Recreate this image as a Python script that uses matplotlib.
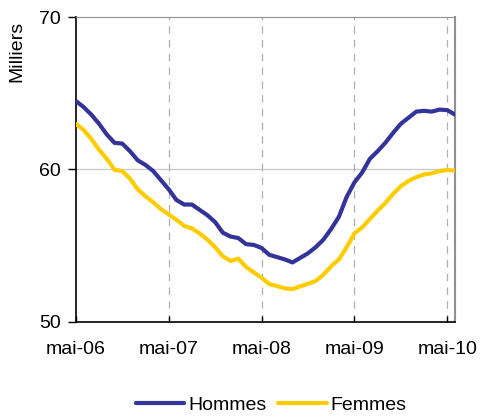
import matplotlib
matplotlib.use("Agg")
import matplotlib.pyplot as plt
import numpy as np

plt.rcParams['font.family'] = ['Liberation Sans', 'DejaVu Sans']

# Monthly series, mai-06 .. juin-10 (milliers)
hommes = [64.5, 64.1, 63.6, 63.0, 62.3, 61.75, 61.7, 61.2, 60.6, 60.3,
          59.9, 59.3, 58.7, 58.0, 57.7, 57.7, 57.35, 57.0, 56.55, 55.85,
          55.6, 55.5, 55.1, 55.05, 54.85, 54.4, 54.25, 54.1, 53.9, 54.2,
          54.5, 54.9, 55.4, 56.1, 56.9, 58.2, 59.15, 59.8, 60.7, 61.2,
          61.75, 62.4, 63.0, 63.4, 63.8, 63.85, 63.8, 63.93, 63.9, 63.6]
femmes = [63.0, 62.6, 62.0, 61.3, 60.7, 59.98, 59.9, 59.4, 58.7, 58.25,
          57.85, 57.4, 57.05, 56.7, 56.3, 56.14, 55.8, 55.4, 54.9, 54.3,
          54.0, 54.15, 53.6, 53.25, 52.9, 52.48, 52.35, 52.2, 52.15, 52.33,
          52.5, 52.68, 53.1, 53.65, 54.1, 54.9, 55.8, 56.2, 56.75, 57.3,
          57.8, 58.4, 58.9, 59.25, 59.5, 59.67, 59.75, 59.9, 59.97, 59.93]
months = np.arange(len(hommes))
tick_pos = [0, 12, 24, 36, 48]
tick_labels = ['mai-06', 'mai-07', 'mai-08', 'mai-09', 'mai-10']

fig = plt.figure(figsize=(4.83, 4.18), dpi=100)
ax = fig.add_axes([0.157, 0.23, 0.785, 0.729])

ax.plot(months, hommes, color='#333399', lw=3.0, label='Hommes',
        solid_capstyle='round', zorder=3)
ax.plot(months, femmes, color='#FFCC00', lw=3.0, label='Femmes',
        solid_capstyle='round', zorder=3)

ax.set_xlim(0, 49)
ax.set_ylim(50, 70)
ax.set_yticks([50, 60, 70])
ax.set_xticks(tick_pos)
ax.set_xticklabels(tick_labels)

# grilles
ax.axhline(60, color='#c8c8c8', lw=0.9, zorder=1)
for p in tick_pos[1:]:
    ax.axvline(p, color='#b0b0b0', lw=0.9, ls=(0, (6, 5)), zorder=1)

ax.spines['left'].set_color('black')
ax.spines['bottom'].set_color('black')
ax.spines['left'].set_linewidth(1.2)
ax.spines['bottom'].set_linewidth(1.2)
ax.spines['top'].set_color('#909090')
ax.spines['right'].set_color('#909090')
ax.spines['right'].set_linewidth(1.5)

ax.tick_params(axis='y', direction='out', length=6, width=1, labelsize=14, pad=5)
ax.tick_params(axis='x', direction='in', length=4, width=1, labelsize=14, pad=14)

fig.text(17 / 483, 1 - 51 / 418, 'Milliers', rotation=90, ha='center',
         va='center', fontsize=14)

ax.legend(loc='center', bbox_to_anchor=(271 / 483, 1 - 405 / 418),
          bbox_transform=fig.transFigure, ncol=2, frameon=False,
          fontsize=14, handlelength=2.5, handletextpad=0.2,
          columnspacing=0.6)

plt.savefig('out.png', dpi=100, facecolor='white')
plt.close()
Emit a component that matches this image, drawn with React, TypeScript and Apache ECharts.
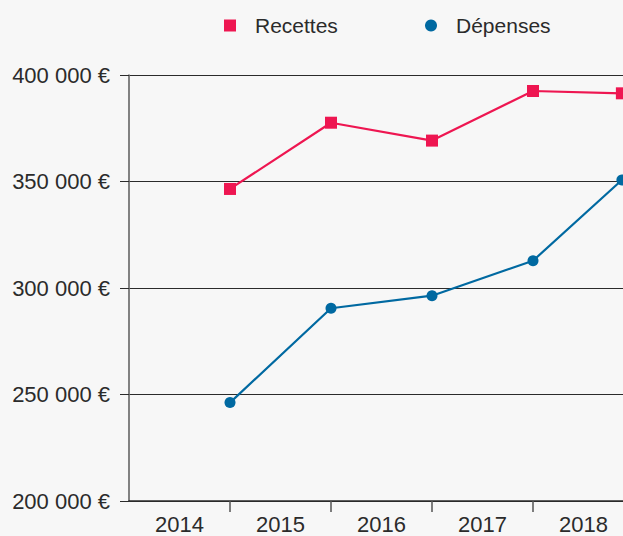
import React, { useEffect, useRef } from "react";
import * as echarts from "echarts";

const years = ["2014", "2015", "2016", "2017", "2018"];
const xPositions = [2014, 2015, 2016, 2017, 2017.88];
const recettes = [346500, 377600, 369200, 392500, 391400];
const depenses = [246200, 290500, 296400, 312800, 350700];
const yTicks = [200000, 250000, 300000, 350000, 400000];

const RED = "#ee1651";
const BLUE = "#0069a1";
const FONT = "Liberation Sans";

function fmtEuro(v: number): string {
  const s = String(Math.round(v));
  return s.replace(/\B(?=(\d{3})+(?!\d))/g, " ") + " €";
}

export default function App() {
  const ref = useRef<HTMLDivElement>(null);
  useEffect(() => {
    if (!ref.current) return;
    const chart = echarts.init(ref.current, undefined, { renderer: "svg" });
    const legendCommon = {
      top: 10,
      itemWidth: 12,
      itemHeight: 12,
      textStyle: { fontFamily: FONT, fontSize: 21, color: "#2b2b2b", padding: [0, 0, 0, 14] },
      selectedMode: false as const,
    };
    chart.setOption({
      animation: false,
      backgroundColor: "#f7f7f7",
      legend: [
        { ...legendCommon, left: 219, data: [{ name: "Recettes", icon: "rect" }] },
        { ...legendCommon, left: 420, data: [{ name: "Dépenses", icon: "circle" }] },
      ],
      grid: { left: 129, right: 0, top: 75, bottom: 35, containLabel: false },
      xAxis: {
        type: "value",
        min: 2013,
        max: 2017.891,
        axisLine: { show: true, lineStyle: { color: "#2b2b2b", width: 1.5 } },
        axisTick: {
          show: true,
          length: 11,
          customValues: [2014, 2015, 2016, 2017],
          lineStyle: { color: "#555", width: 1.5 },
        },
        axisLabel: {
          customValues: years.map((y) => Number(y) - 0.5),
          formatter: (v: number) => String(Math.round(v + 0.5)),
          fontFamily: FONT,
          fontSize: 22,
          color: "#2b2b2b",
          margin: 12,
        },
        splitLine: { show: false },
      },
      yAxis: {
        type: "value",
        min: 200000,
        max: 400000,
        interval: 50000,
        axisLine: { show: true, lineStyle: { color: "#6d6d6d", width: 1.7 } },
        axisTick: { show: true, length: 9, lineStyle: { color: "#2b2b2b", width: 1 } },
        axisLabel: {
          customValues: yTicks,
          formatter: (v: number) => fmtEuro(v),
          fontFamily: FONT,
          fontSize: 22,
          color: "#2b2b2b",
          margin: 19,
        },
        splitLine: { show: true, lineStyle: { color: "#2b2b2b", width: 1.2 } },
      },
      series: [
        {
          name: "Recettes",
          type: "line",
          data: xPositions.map((x, i) => [x, recettes[i]]),
          symbol: "rect",
          symbolSize: 12,
          clip: false,
          itemStyle: { color: RED },
          lineStyle: { color: RED, width: 2.2 },
        },
        {
          name: "Dépenses",
          type: "line",
          data: xPositions.map((x, i) => [x, depenses[i]]),
          symbol: "circle",
          symbolSize: 11,
          clip: false,
          itemStyle: { color: BLUE },
          lineStyle: { color: BLUE, width: 2.2 },
        },
      ],
    });
    return () => chart.dispose();
  }, []);
  return (
    <div
      ref={ref}
      style={{ position: "fixed", left: 0, top: 0, width: 623, height: 536 }}
    />
  );
}
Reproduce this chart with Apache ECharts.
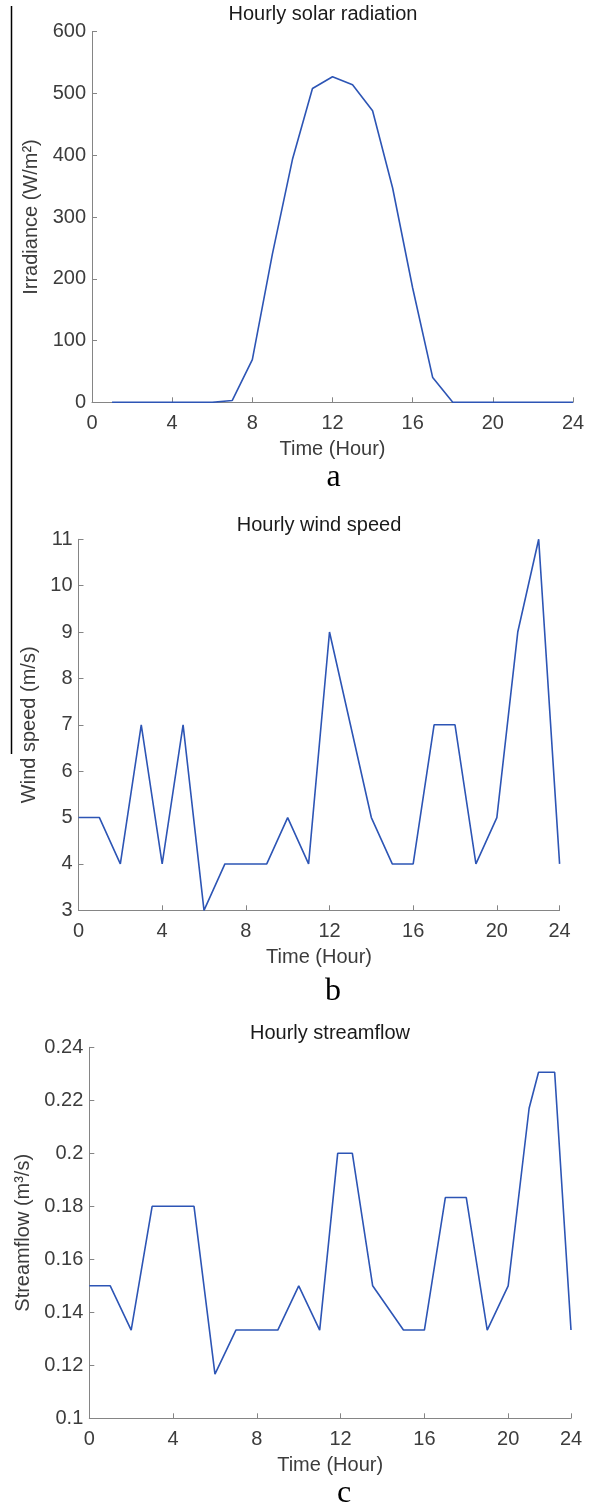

GIVEN INSTRUCTION: Return each line from the material above exactly, but not the pictures.

FINISHED EXERCISE:
Recreate this image as a Python script that uses matplotlib.
import matplotlib
matplotlib.use("Agg")
import matplotlib.pyplot as plt
import numpy as np

plt.rcParams['font.family'] = ['Liberation Sans', 'DejaVu Sans']

# Monthly series, mai-06 .. juin-10 (milliers)
hommes = [64.5, 64.1, 63.6, 63.0, 62.3, 61.75, 61.7, 61.2, 60.6, 60.3,
          59.9, 59.3, 58.7, 58.0, 57.7, 57.7, 57.35, 57.0, 56.55, 55.85,
          55.6, 55.5, 55.1, 55.05, 54.85, 54.4, 54.25, 54.1, 53.9, 54.2,
          54.5, 54.9, 55.4, 56.1, 56.9, 58.2, 59.15, 59.8, 60.7, 61.2,
          61.75, 62.4, 63.0, 63.4, 63.8, 63.85, 63.8, 63.93, 63.9, 63.6]
femmes = [63.0, 62.6, 62.0, 61.3, 60.7, 59.98, 59.9, 59.4, 58.7, 58.25,
          57.85, 57.4, 57.05, 56.7, 56.3, 56.14, 55.8, 55.4, 54.9, 54.3,
          54.0, 54.15, 53.6, 53.25, 52.9, 52.48, 52.35, 52.2, 52.15, 52.33,
          52.5, 52.68, 53.1, 53.65, 54.1, 54.9, 55.8, 56.2, 56.75, 57.3,
          57.8, 58.4, 58.9, 59.25, 59.5, 59.67, 59.75, 59.9, 59.97, 59.93]
months = np.arange(len(hommes))
tick_pos = [0, 12, 24, 36, 48]
tick_labels = ['mai-06', 'mai-07', 'mai-08', 'mai-09', 'mai-10']

fig = plt.figure(figsize=(4.83, 4.18), dpi=100)
ax = fig.add_axes([0.157, 0.23, 0.785, 0.729])

ax.plot(months, hommes, color='#333399', lw=3.0, label='Hommes',
        solid_capstyle='round', zorder=3)
ax.plot(months, femmes, color='#FFCC00', lw=3.0, label='Femmes',
        solid_capstyle='round', zorder=3)

ax.set_xlim(0, 49)
ax.set_ylim(50, 70)
ax.set_yticks([50, 60, 70])
ax.set_xticks(tick_pos)
ax.set_xticklabels(tick_labels)

# grilles
ax.axhline(60, color='#c8c8c8', lw=0.9, zorder=1)
for p in tick_pos[1:]:
    ax.axvline(p, color='#b0b0b0', lw=0.9, ls=(0, (6, 5)), zorder=1)

ax.spines['left'].set_color('black')
ax.spines['bottom'].set_color('black')
ax.spines['left'].set_linewidth(1.2)
ax.spines['bottom'].set_linewidth(1.2)
ax.spines['top'].set_color('#909090')
ax.spines['right'].set_color('#909090')
ax.spines['right'].set_linewidth(1.5)

ax.tick_params(axis='y', direction='out', length=6, width=1, labelsize=14, pad=5)
ax.tick_params(axis='x', direction='in', length=4, width=1, labelsize=14, pad=14)

fig.text(17 / 483, 1 - 51 / 418, 'Milliers', rotation=90, ha='center',
         va='center', fontsize=14)

ax.legend(loc='center', bbox_to_anchor=(271 / 483, 1 - 405 / 418),
          bbox_transform=fig.transFigure, ncol=2, frameon=False,
          fontsize=14, handlelength=2.5, handletextpad=0.2,
          columnspacing=0.6)

plt.savefig('out.png', dpi=100, facecolor='white')
plt.close()
Emit a component that matches this image, drawn with React, TypeScript and Apache ECharts.
import React, { useEffect, useRef } from "react";
import * as echarts from "echarts";

const years = ["2014", "2015", "2016", "2017", "2018"];
const xPositions = [2014, 2015, 2016, 2017, 2017.88];
const recettes = [346500, 377600, 369200, 392500, 391400];
const depenses = [246200, 290500, 296400, 312800, 350700];
const yTicks = [200000, 250000, 300000, 350000, 400000];

const RED = "#ee1651";
const BLUE = "#0069a1";
const FONT = "Liberation Sans";

function fmtEuro(v: number): string {
  const s = String(Math.round(v));
  return s.replace(/\B(?=(\d{3})+(?!\d))/g, " ") + " €";
}

export default function App() {
  const ref = useRef<HTMLDivElement>(null);
  useEffect(() => {
    if (!ref.current) return;
    const chart = echarts.init(ref.current, undefined, { renderer: "svg" });
    const legendCommon = {
      top: 10,
      itemWidth: 12,
      itemHeight: 12,
      textStyle: { fontFamily: FONT, fontSize: 21, color: "#2b2b2b", padding: [0, 0, 0, 14] },
      selectedMode: false as const,
    };
    chart.setOption({
      animation: false,
      backgroundColor: "#f7f7f7",
      legend: [
        { ...legendCommon, left: 219, data: [{ name: "Recettes", icon: "rect" }] },
        { ...legendCommon, left: 420, data: [{ name: "Dépenses", icon: "circle" }] },
      ],
      grid: { left: 129, right: 0, top: 75, bottom: 35, containLabel: false },
      xAxis: {
        type: "value",
        min: 2013,
        max: 2017.891,
        axisLine: { show: true, lineStyle: { color: "#2b2b2b", width: 1.5 } },
        axisTick: {
          show: true,
          length: 11,
          customValues: [2014, 2015, 2016, 2017],
          lineStyle: { color: "#555", width: 1.5 },
        },
        axisLabel: {
          customValues: years.map((y) => Number(y) - 0.5),
          formatter: (v: number) => String(Math.round(v + 0.5)),
          fontFamily: FONT,
          fontSize: 22,
          color: "#2b2b2b",
          margin: 12,
        },
        splitLine: { show: false },
      },
      yAxis: {
        type: "value",
        min: 200000,
        max: 400000,
        interval: 50000,
        axisLine: { show: true, lineStyle: { color: "#6d6d6d", width: 1.7 } },
        axisTick: { show: true, length: 9, lineStyle: { color: "#2b2b2b", width: 1 } },
        axisLabel: {
          customValues: yTicks,
          formatter: (v: number) => fmtEuro(v),
          fontFamily: FONT,
          fontSize: 22,
          color: "#2b2b2b",
          margin: 19,
        },
        splitLine: { show: true, lineStyle: { color: "#2b2b2b", width: 1.2 } },
      },
      series: [
        {
          name: "Recettes",
          type: "line",
          data: xPositions.map((x, i) => [x, recettes[i]]),
          symbol: "rect",
          symbolSize: 12,
          clip: false,
          itemStyle: { color: RED },
          lineStyle: { color: RED, width: 2.2 },
        },
        {
          name: "Dépenses",
          type: "line",
          data: xPositions.map((x, i) => [x, depenses[i]]),
          symbol: "circle",
          symbolSize: 11,
          clip: false,
          itemStyle: { color: BLUE },
          lineStyle: { color: BLUE, width: 2.2 },
        },
      ],
    });
    return () => chart.dispose();
  }, []);
  return (
    <div
      ref={ref}
      style={{ position: "fixed", left: 0, top: 0, width: 623, height: 536 }}
    />
  );
}
Reproduce this chart with Apache ECharts.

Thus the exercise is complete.